(JOB) Go through the material and write it all out exactly, minus the pictures.

(GIVEN DATA)

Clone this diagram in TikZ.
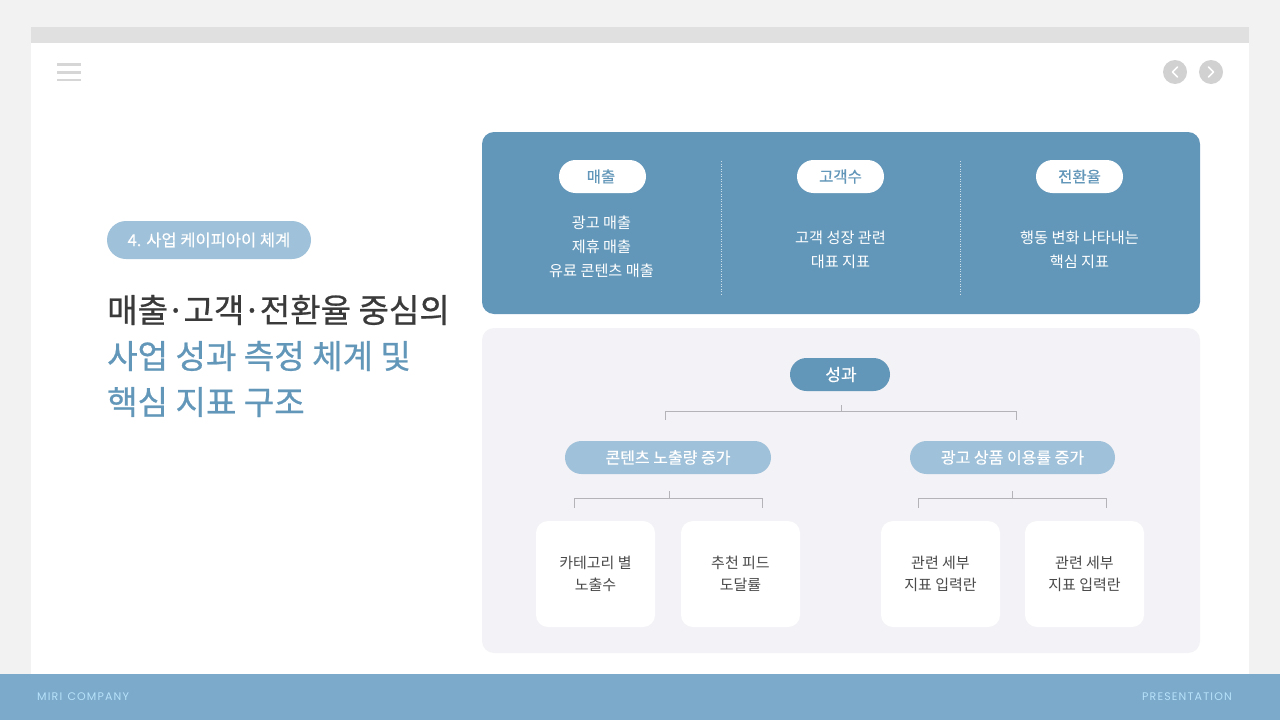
\documentclass[tikz,border=0pt]{standalone}
\usepackage{fontspec}
\setmainfont{Noto Sans CJK KR}
\newfontfamily\krmid[FakeBold=0.45]{Noto Sans CJK KR}
\newfontfamily\krhead[FakeBold=0.7]{Noto Sans CJK KR}
\newfontfamily\popfont[LetterSpace=10.5]{Poppins}
\usetikzlibrary{positioning}
\definecolor{deepblue}{HTML}{6397B9}
\definecolor{midblue}{HTML}{9FC1D9}
\definecolor{footblue}{HTML}{7BAACB}
\definecolor{foottext}{HTML}{B8E2FA}
\definecolor{panelgray}{HTML}{F3F2F6}
\definecolor{darktext}{HTML}{3A3A3A}
\definecolor{cardtext}{HTML}{4A4A4A}
\definecolor{linegray}{HTML}{B4B4B8}
\newcommand{\middot}{\hspace{-1.6pt}·\hspace{-1.6pt}}
\tikzset{
    whitepill/.style={rectangle, fill=white, rounded corners=16.5pt, minimum width=87pt, minimum height=33pt, inner sep=0pt, text=deepblue, font=\krmid\fontsize{15.5}{18}\selectfont},
    midpill/.style={rectangle, fill=midblue, rounded corners=16.5pt, minimum height=33pt, inner sep=0pt, text=white, font=\krmid\fontsize{16}{18}\selectfont},
    card/.style={rectangle, fill=white, rounded corners=12pt, minimum width=119pt, minimum height=106pt, inner sep=0pt, align=center, text=cardtext, font=\fontsize{15}{22}\selectfont},
    bodytext/.style={align=center, text=white, inner sep=0pt, font=\fontsize{15.2}{24}\selectfont},
    titleline/.style={anchor=west, inner sep=0pt, font=\krhead\fontsize{33.1}{38}\selectfont},
    foottext/.style={inner sep=0pt, text=foottext, font=\popfont\fontsize{11}{13}\selectfont},
    bracket/.style={draw=linegray, line width=0.8pt},
    dotline/.style={draw=white!70!deepblue, line width=1pt, dash pattern=on 1pt off 1.5pt},
    roundbtn/.style={circle, fill=black!18, minimum size=24pt, inner sep=0pt},
    chevron/.style={draw=white, line width=1.6pt, line cap=round, line join=round},
    burger/.style={draw=black!16, line width=2.8pt}
}

\begin{document}
\begin{tikzpicture}[x=1pt, y=-1pt]
    \useasboundingbox (0,0) rectangle (1280,720);
    % page frame
    \fill[black!5] (0,0) rectangle (1280,720);
    \fill[white] (31,27) rectangle (1249,674);
    \fill[black!12] (31,27) rectangle (1249,43);
    \fill[footblue] (0,674) rectangle (1280,720);
    \node[foottext, anchor=west] (company) at (37,697) {MIRI\hspace{1.2pt} COMPANY};
    \node[foottext, anchor=east] (present) at (1232,697) {PRESENTATION};

    \draw[burger] (57,64.5) -- (81,64.5);
    \draw[burger] (57,72.5) -- (81,72.5);
    \draw[burger] (57,80) -- (81,80);
    \node[roundbtn] (prev) at (1175,72) {};
    \node[roundbtn] (next) at (1211,72) {};
    \draw[chevron] (1177.5,67) -- (1172.5,72) -- (1177.5,77);
    \draw[chevron] (1208.5,67) -- (1213.5,72) -- (1208.5,77);

    % left heading
    \node[midpill, minimum width=204pt, minimum height=38pt, rounded corners=19pt, font=\krmid\fontsize{16.5}{18}\selectfont] (tag) at (209,240) {4. 사업 케이피아이 체계};
    \node[titleline, text=darktext] (title1) at (107,310) {매출\middot 고객\middot 전환율 중심의};
    \node[titleline, text=deepblue] (title2) at (107,356) {사업 성과 측정 체계 및};
    \node[titleline, text=deepblue] (title3) at (107,402) {핵심 지표 구조};

    % upper panel
    \fill[deepblue, rounded corners=12pt] (482,132) rectangle (1200,314);
    \node[whitepill] (sales) at (602.5,176.5) {\hspace{-3pt}매출};
    \node[whitepill] (users) at (840.5,176.5) {고객수};
    \node[whitepill] (conv) at (1079.5,176.5) {전환율};
    \node[bodytext] (salestxt) at (601.5,247) {광고 매출\\제휴 매출\\유료 콘텐츠 매출};
    \node[bodytext] (userstxt) at (840.5,250) {고객 성장 관련\\대표 지표};
    \node[bodytext] (convtxt) at (1079.5,250) {행동 변화 나타내는\\핵심 지표};
    \draw[dotline] (721,161) -- (721,295);
    \draw[dotline] (960,161) -- (960,295);

    % lower panel
    \fill[panelgray, rounded corners=12pt] (482,328) rectangle (1200,653);
    \node[midpill, fill=deepblue, minimum width=100pt, font=\krmid\fontsize{17}{18}\selectfont] (result) at (840,374.5) {\hspace{2pt}성과};
    \node[midpill, minimum width=206pt] (expo) at (668,457.5) {콘텐츠 노출량 증가};
    \node[midpill, minimum width=205pt] (adrate) at (1012.5,457.5) {광고 상품 이용률 증가};
    \node[card] (cat) at (595.5,574) {카테고리 별\\노출수};
    \node[card] (feed) at (740.5,574) {추천 피드\\도달률};
    \node[card] (sub1) at (940.5,574) {관련 세부\\지표 입력란};
    \node[card] (sub2) at (1084.5,574) {관련 세부\\지표 입력란};

    % brackets
    \coordinate (r0) at (841,405);
    \coordinate (r1) at (665,420);
    \coordinate (r2) at (1016,420);
    \draw[bracket] (r0) -- (841,411);
    \draw[bracket] (r1) -- (665,411) -- (1016,411) -- (r2);
    \coordinate (a0) at (669,491);
    \coordinate (a1) at (574.5,508);
    \coordinate (a2) at (762.5,508);
    \draw[bracket] (a0) -- (669,498);
    \draw[bracket] (a1) -- (574.5,498) -- (762.5,498) -- (a2);
    \coordinate (b0) at (1012,491);
    \coordinate (b1) at (918.5,508);
    \coordinate (b2) at (1106.5,508);
    \draw[bracket] (b0) -- (1012,498);
    \draw[bracket] (b1) -- (918.5,498) -- (1106.5,498) -- (b2);
\end{tikzpicture}
\end{document}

(REPLY)
Clone this diagram in TikZ.
\documentclass[tikz,border=0pt]{standalone}
\usepackage{fontspec}
\setmainfont{Noto Sans CJK KR}
\newfontfamily\krmid[FakeBold=0.45]{Noto Sans CJK KR}
\newfontfamily\krhead[FakeBold=0.7]{Noto Sans CJK KR}
\newfontfamily\popfont[LetterSpace=10.5]{Poppins}
\usetikzlibrary{positioning}
\definecolor{deepblue}{HTML}{6397B9}
\definecolor{midblue}{HTML}{9FC1D9}
\definecolor{footblue}{HTML}{7BAACB}
\definecolor{foottext}{HTML}{B8E2FA}
\definecolor{panelgray}{HTML}{F3F2F6}
\definecolor{darktext}{HTML}{3A3A3A}
\definecolor{cardtext}{HTML}{4A4A4A}
\definecolor{linegray}{HTML}{B4B4B8}
\newcommand{\middot}{\hspace{-1.6pt}·\hspace{-1.6pt}}
\tikzset{
    whitepill/.style={rectangle, fill=white, rounded corners=16.5pt, minimum width=87pt, minimum height=33pt, inner sep=0pt, text=deepblue, font=\krmid\fontsize{15.5}{18}\selectfont},
    midpill/.style={rectangle, fill=midblue, rounded corners=16.5pt, minimum height=33pt, inner sep=0pt, text=white, font=\krmid\fontsize{16}{18}\selectfont},
    card/.style={rectangle, fill=white, rounded corners=12pt, minimum width=119pt, minimum height=106pt, inner sep=0pt, align=center, text=cardtext, font=\fontsize{15}{22}\selectfont},
    bodytext/.style={align=center, text=white, inner sep=0pt, font=\fontsize{15.2}{24}\selectfont},
    titleline/.style={anchor=west, inner sep=0pt, font=\krhead\fontsize{33.1}{38}\selectfont},
    foottext/.style={inner sep=0pt, text=foottext, font=\popfont\fontsize{11}{13}\selectfont},
    bracket/.style={draw=linegray, line width=0.8pt},
    dotline/.style={draw=white!70!deepblue, line width=1pt, dash pattern=on 1pt off 1.5pt},
    roundbtn/.style={circle, fill=black!18, minimum size=24pt, inner sep=0pt},
    chevron/.style={draw=white, line width=1.6pt, line cap=round, line join=round},
    burger/.style={draw=black!16, line width=2.8pt}
}

\begin{document}
\begin{tikzpicture}[x=1pt, y=-1pt]
    \useasboundingbox (0,0) rectangle (1280,720);
    % page frame
    \fill[black!5] (0,0) rectangle (1280,720);
    \fill[white] (31,27) rectangle (1249,674);
    \fill[black!12] (31,27) rectangle (1249,43);
    \fill[footblue] (0,674) rectangle (1280,720);
    \node[foottext, anchor=west] (company) at (37,697) {MIRI\hspace{1.2pt} COMPANY};
    \node[foottext, anchor=east] (present) at (1232,697) {PRESENTATION};

    \draw[burger] (57,64.5) -- (81,64.5);
    \draw[burger] (57,72.5) -- (81,72.5);
    \draw[burger] (57,80) -- (81,80);
    \node[roundbtn] (prev) at (1175,72) {};
    \node[roundbtn] (next) at (1211,72) {};
    \draw[chevron] (1177.5,67) -- (1172.5,72) -- (1177.5,77);
    \draw[chevron] (1208.5,67) -- (1213.5,72) -- (1208.5,77);

    % left heading
    \node[midpill, minimum width=204pt, minimum height=38pt, rounded corners=19pt, font=\krmid\fontsize{16.5}{18}\selectfont] (tag) at (209,240) {4. 사업 케이피아이 체계};
    \node[titleline, text=darktext] (title1) at (107,310) {매출\middot 고객\middot 전환율 중심의};
    \node[titleline, text=deepblue] (title2) at (107,356) {사업 성과 측정 체계 및};
    \node[titleline, text=deepblue] (title3) at (107,402) {핵심 지표 구조};

    % upper panel
    \fill[deepblue, rounded corners=12pt] (482,132) rectangle (1200,314);
    \node[whitepill] (sales) at (602.5,176.5) {\hspace{-3pt}매출};
    \node[whitepill] (users) at (840.5,176.5) {고객수};
    \node[whitepill] (conv) at (1079.5,176.5) {전환율};
    \node[bodytext] (salestxt) at (601.5,247) {광고 매출\\제휴 매출\\유료 콘텐츠 매출};
    \node[bodytext] (userstxt) at (840.5,250) {고객 성장 관련\\대표 지표};
    \node[bodytext] (convtxt) at (1079.5,250) {행동 변화 나타내는\\핵심 지표};
    \draw[dotline] (721,161) -- (721,295);
    \draw[dotline] (960,161) -- (960,295);

    % lower panel
    \fill[panelgray, rounded corners=12pt] (482,328) rectangle (1200,653);
    \node[midpill, fill=deepblue, minimum width=100pt, font=\krmid\fontsize{17}{18}\selectfont] (result) at (840,374.5) {\hspace{2pt}성과};
    \node[midpill, minimum width=206pt] (expo) at (668,457.5) {콘텐츠 노출량 증가};
    \node[midpill, minimum width=205pt] (adrate) at (1012.5,457.5) {광고 상품 이용률 증가};
    \node[card] (cat) at (595.5,574) {카테고리 별\\노출수};
    \node[card] (feed) at (740.5,574) {추천 피드\\도달률};
    \node[card] (sub1) at (940.5,574) {관련 세부\\지표 입력란};
    \node[card] (sub2) at (1084.5,574) {관련 세부\\지표 입력란};

    % brackets
    \coordinate (r0) at (841,405);
    \coordinate (r1) at (665,420);
    \coordinate (r2) at (1016,420);
    \draw[bracket] (r0) -- (841,411);
    \draw[bracket] (r1) -- (665,411) -- (1016,411) -- (r2);
    \coordinate (a0) at (669,491);
    \coordinate (a1) at (574.5,508);
    \coordinate (a2) at (762.5,508);
    \draw[bracket] (a0) -- (669,498);
    \draw[bracket] (a1) -- (574.5,498) -- (762.5,498) -- (a2);
    \coordinate (b0) at (1012,491);
    \coordinate (b1) at (918.5,508);
    \coordinate (b2) at (1106.5,508);
    \draw[bracket] (b0) -- (1012,498);
    \draw[bracket] (b1) -- (918.5,498) -- (1106.5,498) -- (b2);
\end{tikzpicture}
\end{document}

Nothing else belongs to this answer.